Cancer doesn’t care if you want to live a long, happy life. It doesn’t care if you made plans, have a goal you want to achieve, or just… make it a few extra years than they said you had.
I think the moment you stop caring, it wins.
“Your perception is your reality”, Serge and I were discussing this lately (doctor phil lover) 😛
I decided that my perception of my cancer is that somehow I’m just going to beat the odds. I believe I will, I whole heartedly believe that I will not fall into the dreaded category they place us in when our pheochromocytoma becomes unmanageable.
This is where mine is right now, once pheochromocytoma spreads, there’s no longer a cure.
They call it ‘palliative’ treatments; surgery, radiation, chemotherapy, all of these procedures are simply designed to manage the harsh symptoms and buy you a little more time. The prognosis, 1-5 years. Five years being the best case scenario on record if the patient responds to well to the treatments. 1-5, 1-5, 1-5, I can still hear those numbers running through my mind like an endless math equation before a test. Except this isn’t a test, this is real life, and life isn’t supposed to last one to five years. Not mine anyways.
When I first got diagnosed with metastatic pheochromocytoma, I read the word palliative treatments and completely dismissed it. It’s completely ridiculous, what do they know?! I ain’t dying!
“That’s not what will happen for me, I’m going to get surgery and it’s going to be removed and I’ll go back to my normal fabulous self like before”
Well, I’m starting to realize that my perception needs a bit more reality…
Today was a bit of a wake up call, I met with my surgeon to discuss the last-minute details before the procedure is done on the 21st of May.

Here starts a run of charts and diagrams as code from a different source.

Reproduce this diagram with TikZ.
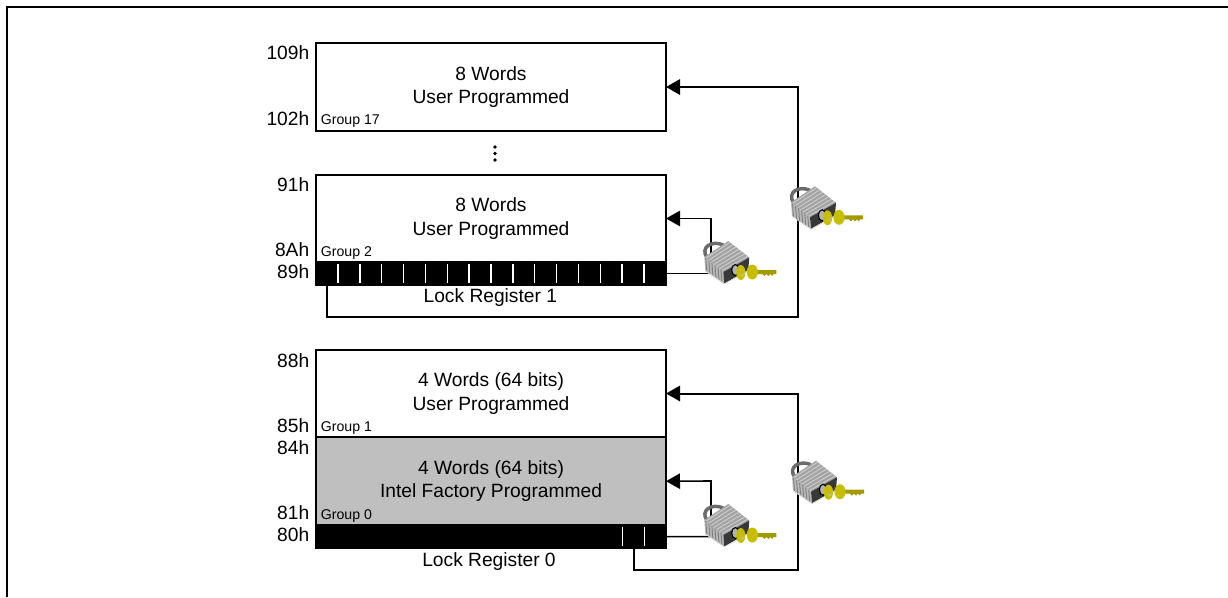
\documentclass[tikz,border=0pt]{standalone}
\usepackage{fontspec}
\setmainfont{Liberation Sans}
\usetikzlibrary{positioning,arrows.meta}
\definecolor{keyyellow}{HTML}{C8BE00}
\definecolor{keyshaft}{HTML}{A39A00}
\tikzset{
  wordblock/.style={draw=black, line width=1.5pt, outer sep=0pt, inner sep=0pt, minimum width=262.5pt, minimum height=65.6pt, align=center, font=\fontsize{14.4}{17.5}\selectfont},
  lockbar/.style={draw=black, fill=black, line width=1pt, outer sep=0pt, inner sep=0pt, minimum width=262.5pt, minimum height=17pt},
  bartick/.style={draw=white, line width=1.1pt},
  addrlabel/.style={anchor=base east, inner sep=0pt, font=\fontsize{14.4}{17}\selectfont},
  grouplabel/.style={inner sep=0pt, font=\fontsize{10.6}{12}\selectfont},
  reglabel/.style={inner sep=0pt, font=\fontsize{14.4}{17}\selectfont},
  shortlink/.style={draw=black, line width=1.2pt, -{Triangle[length=10.5pt,width=11.5pt]}},
  longlink/.style={draw=black, line width=1.5pt, -{Triangle[length=10.5pt,width=11.5pt]}},
  padlock/.pic={
    % shackle
    \draw[draw=black!58, line width=2.6pt] (-21,17) .. controls (-29,6) and (-16,-1) .. (-5,4);
    % top, side and front faces
    \fill[black!36] (0,0) -- (-24,16) -- (-5,31) -- (21,16.5) -- cycle;
    \foreach \t in {0.08,0.22,...,0.95} {
      \draw[black!20, line width=0.7pt] ({-24+19*\t},{16+15*\t}) -- ({21*\t},{16.5*\t});
    }
    \fill[black!28] (-24,16) -- (-5,31) -- (-4,42.5) -- (-23,29.5) -- cycle;
    \foreach \t in {0.08,0.24,...,0.95} {
      \draw[black!50, line width=0.7pt] ({-24+19*\t},{16+15*\t}) -- ({-23+19*\t},{29.5+13*\t});
    }
    \fill[black!78] (-5,31) -- (21,16.5) -- (20,29) -- (-4,42.5) -- cycle;
    \draw[black!15, line width=0.6pt] (-23,30) -- (-4,43) -- (20,29.5);
    % keyhole
    \draw[black, line width=0.8pt, fill=black!30] (7,29) ellipse (3.6 and 5.5);
    % key
    \fill[keyshaft] (24,29) -- (48,29) -- (48,33) -- (45,33) -- (44,35) -- (42,33) -- (40,35) -- (38,33) -- (36,35) -- (34,33) -- (24,33) -- cycle;
    \fill[keyyellow] (12.5,31.5) ellipse (4.6 and 7.5);
    \fill[keyyellow] (24,31) ellipse (5.6 and 7.5);
    \draw[black!25, line width=0.5pt] (12,33) -- (14,35) -- (17,31);
  }
}
\begin{document}
\begin{tikzpicture}[x=0.75pt, y=-0.75pt]
\useasboundingbox (0,0) rectangle (1228,597);
\draw[line width=1.5pt] (7,597) -- (7,7) -- (1228,7);

% memory blocks
\node (wordsA) [wordblock, minimum height=66pt] at (491,87) {8 Words\\User Programmed};
\node (wordsB) [wordblock] at (491,218.5) {8 Words\\User Programmed};
\node (barB) [lockbar, below=0pt of wordsB] {};
\node (wordsC) [wordblock] at (491,393.5) {4 Words (64 bits)\\User Programmed};
\node (wordsD) [wordblock, fill=black!25, minimum height=66pt, below=0pt of wordsC] {4 Words (64 bits)\\Intel Factory Programmed};
\node (barD) [lockbar, below=0pt of wordsD] {};
\draw[wordblock] (wordsC.south west) -- (wordsC.south east);

% gap between the groups
\foreach \y in {147,153.5,160} {
  \fill[black] (495,\y) circle (1.9);
}

% group names
\node (groupA) [grouplabel, above right=2.2pt and 3.5pt of wordsA.south west] {Group 17};
\node (groupB) [grouplabel, above right=2.2pt and 3.5pt of wordsB.south west] {Group 2};
\node (groupC) [grouplabel, above right=2.2pt and 3.5pt of wordsC.south west] {Group 1};
\node (groupD) [grouplabel, above right=2.2pt and 3.5pt of wordsD.south west] {Group 0};

% lock registers
\node (regB) [reglabel, below=2.4pt of barB, xshift=-0.5pt] {Lock Register 1};
\node (regD) [reglabel, below=3pt of barD, xshift=-1.5pt] {Lock Register 0};
\foreach \i in {0,...,14} {
  \draw[bartick] ({338+\i*21.86},263.5) -- ({338+\i*21.86},283);
}
\foreach \x in {622.7,644.6} {
  \draw[bartick] (\x,526.5) -- (\x,546);
}

% addresses
\node (addrA) [addrlabel] at (309.5,59.3) {109h};
\node (addrB) [addrlabel] at (309.5,125) {102h};
\node (addrC) [addrlabel] at (309.5,191.7) {91h};
\node (addrD) [addrlabel] at (309.5,256.7) {8Ah};
\node (addrE) [addrlabel] at (309.5,278.3) {89h};
\node (addrF) [addrlabel] at (309.5,367.3) {88h};
\node (addrG) [addrlabel] at (309.5,432.3) {85h};
\node (addrH) [addrlabel] at (309.5,454.3) {84h};
\node (addrI) [addrlabel] at (309.5,519.3) {81h};
\node (addrJ) [addrlabel] at (309.5,541.7) {80h};

% links from the registers
\coordinate (bendB) at (711,218.5);
\coordinate (tapA) at (327,285);
\coordinate (turnA) at (798,317);
\coordinate (bendD) at (711,481);
\coordinate (tapC) at (633.5,548);
\coordinate (turnC) at (798,569.5);
\draw[shortlink] (barB.east) -| (bendB) -- (wordsB.east);
\draw[longlink] (tapA) |- (turnA) |- (wordsA.east);
\draw[shortlink] (barD.east) -| (bendD) -- (wordsD.east);
\draw[longlink] (tapC) |- (turnC) |- (wordsC.east);

% locks
\pic (lockB) at (728.3,241) {padlock};
\pic (lockA) at (815,186.3) {padlock};
\pic (lockD) at (728.3,504) {padlock};
\pic (lockC) at (816,460.7) {padlock};
\end{tikzpicture}
\end{document}
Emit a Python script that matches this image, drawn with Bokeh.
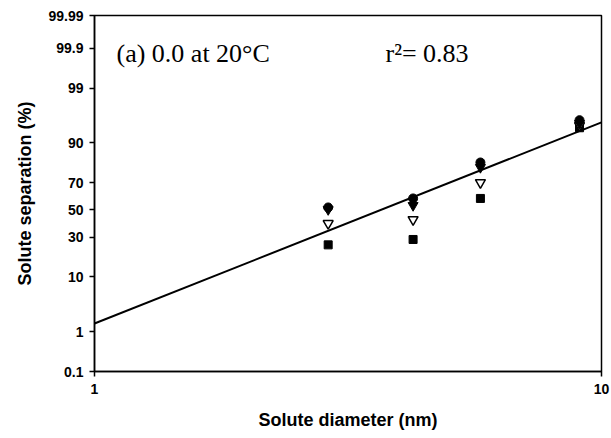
from statistics import NormalDist

from bokeh.embed import file_html
from bokeh.models import FixedTicker, Label, Range1d
from bokeh.plotting import figure
from bokeh.resources import INLINE

# Solute diameter (nm) for the four test solutes
diameter_nm = [2.89, 4.25, 5.77, 9.05]

# Solute separation (%) for each series
sep_circle = [51.9, 58.7, 81.8, 95.7]
sep_tri_filled = [50.3, 53.4, 79.2, 95.1]
sep_tri_open = [39.8, 42.7, 70.0, 94.7]
sep_square = [25.2, 28.6, 58.7, 94.2]

# Fitted log-normal line (end points)
fit_diameter = [1, 10]
fit_sep = [1.49, 95.3]

# Probability-axis ticks
y_ticks_pct = [0.1, 1, 10, 30, 50, 70, 90, 99, 99.9, 99.99]
y_tick_labels = ["0.1", "1", "10", "30", "50", "70", "90", "99", "99.9", "99.99"]
x_ticks = [1, 10]
x_tick_labels = ["1", "10"]

_nd = NormalDist()


def probit(values):
    """Map percentages onto the normal-probability axis."""
    return [_nd.inv_cdf(v / 100.0) for v in values]


y_lo, y_hi = probit([y_ticks_pct[0], y_ticks_pct[-1]])

p = figure(
    width=611,
    height=438,
    x_axis_type="log",
    x_range=Range1d(1, 10),
    y_range=Range1d(y_lo, y_hi),
    output_backend="svg",
    toolbar_location=None,
    min_border_left=94,
    min_border_right=10,
    min_border_top=15,
    min_border_bottom=67,
    background_fill_color="white",
    border_fill_color="white",
)
p.grid.visible = False
p.outline_line_color = "black"
p.outline_line_width = 1.5
p.outline_line_alpha = 1.0

# regression line
p.line(fit_diameter, probit(fit_sep), line_color="black", line_width=2)

# data series
p.scatter(diameter_nm, probit(sep_square), marker="square", size=8,
          fill_color="black", line_color="black")
p.scatter(diameter_nm, probit(sep_tri_open), marker="inverted_triangle", size=10,
          fill_color="white", line_color="black", line_width=1.5)
p.scatter(diameter_nm, probit(sep_tri_filled), marker="inverted_triangle", size=10,
          fill_color="black", line_color="black")
p.scatter(diameter_nm, probit(sep_circle), marker="circle", size=9,
          fill_color="black", line_color="black")

# axes
tick_font = "Liberation Sans"
for ax in (p.xaxis[0], p.yaxis[0]):
    ax.axis_line_color = "black"
    ax.axis_line_width = 1.5
    ax.major_tick_line_color = "black"
    ax.major_tick_line_width = 1.5
    ax.major_tick_in = 0
    ax.major_tick_out = 5
    ax.minor_tick_line_color = None
    ax.major_label_text_font = tick_font
    ax.major_label_text_font_style = "bold"
    ax.major_label_text_font_size = "14px"
    ax.major_label_text_color = "black"
    ax.axis_label_text_font = tick_font
    ax.axis_label_text_font_style = "bold"
    ax.axis_label_text_font_size = "18px"
    ax.axis_label_text_color = "black"

p.xaxis.ticker = FixedTicker(ticks=x_ticks)
p.xaxis.major_label_overrides = {t: s for t, s in zip(x_ticks, x_tick_labels)}
p.xaxis.axis_label = "Solute diameter (nm)"
p.xaxis.major_label_standoff = 7
p.xaxis.axis_label_standoff = 13

y_tick_pos = probit(y_ticks_pct)
p.yaxis.ticker = FixedTicker(ticks=y_tick_pos)
p.yaxis.major_label_overrides = {t: s for t, s in zip(y_tick_pos, y_tick_labels)}
p.yaxis.axis_label = "Solute separation (%)"
p.yaxis.major_label_standoff = 6
p.yaxis.axis_label_standoff = 10

# annotations in the upper part of the plot
p.add_layout(Label(x=22, y=318, x_units="screen", y_units="screen",
                   text="(a) 0.0 at 20°C", text_font="Liberation Serif",
                   text_font_size="26px", text_baseline="middle",
                   text_align="left", text_color="black"))
p.add_layout(Label(x=291, y=318, x_units="screen", y_units="screen",
                   text="r²= 0.83", text_font="Liberation Serif",
                   text_font_size="26px", text_baseline="middle",
                   text_align="left", text_color="black"))

open("out.html", "w").write(file_html(p, INLINE))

First off let me just say, I am so fortunate to be able to have surgery. I may complain about having to get surgery, but I am still thankful. In most cases of metastatic pheochromocytoma, surgery isn’t even an option. Sometimes there’s just too many and they consider it inoperable. Surgery is so so so dangerous for a pheochromocytoma patient, because at any given time… these little tumor grenades are just waiting to explode, which in turn puts your blood pressure and heart rate sky-high. (Stroke, heart attack) are the main concerns during the procedure. Yikes, scary stuff. I’ve done this before, I got this! Let’s just hope this time I don’t die at any given time on the table, pretty please!
The plan for my surgery has changed several times, with each new scan my doctors can see more and more. The only situation where the main plan will change, is when they have me open and discover something different from what they see on the scans.
So because my tumors have spread to my liver, they will remove a piece of the liver along with the tumors attached. Secondly, they will remove my right kidney which will debulk the largest part of the disease. The tricky wild card is the little dudes that are way too up close and personal with my vena cava, that’s my artery which is very much a big risk in any surgery. One little scrape and you’re out!
(I know this because this is what happened to me the first time)
This is an aggressive approach to be able to debulk as much as they can, in order to have less tumors to worry about and slow down the process of spreading into other parts of my body. I really thought all of them would be removed during the surgery, however because of the one tumor having major cuddle time with vena cava, it’s going to be too risky to remove them from one another. The tumor is squeezing the vena cava, which is not ideal for the people removing the deadly little thing. Lastly, they will try to remove any microscopic tumors they can’t necessarily see.. but can feel.
So that was the bad news, the best case scenario is I have most of the disease removed.. but not all.
This is my new reality.
Well, what do we do when things don’t go our way? Adapt! A close mentor of mine loved telling me to adapt, and I just hated hearing it! Now, I remember it with a smile and take that much-needed advice.
I may not have a crystal ball, and I may be scared like crazy, but I have certainly not given up on myself. I have such respect and confidence in my team of doctors, and I am hopeful in what’s yet to come for me. They may not be able to remove it all for now, and there may not be a cure, but there’s still treatments I can get… and miracles that happen everyday.
I never liked math anyway, so let’s just do without the odds. I’m going to BREAK the odds, I will make plans, set goals, and most definitely outlive that silly outcome.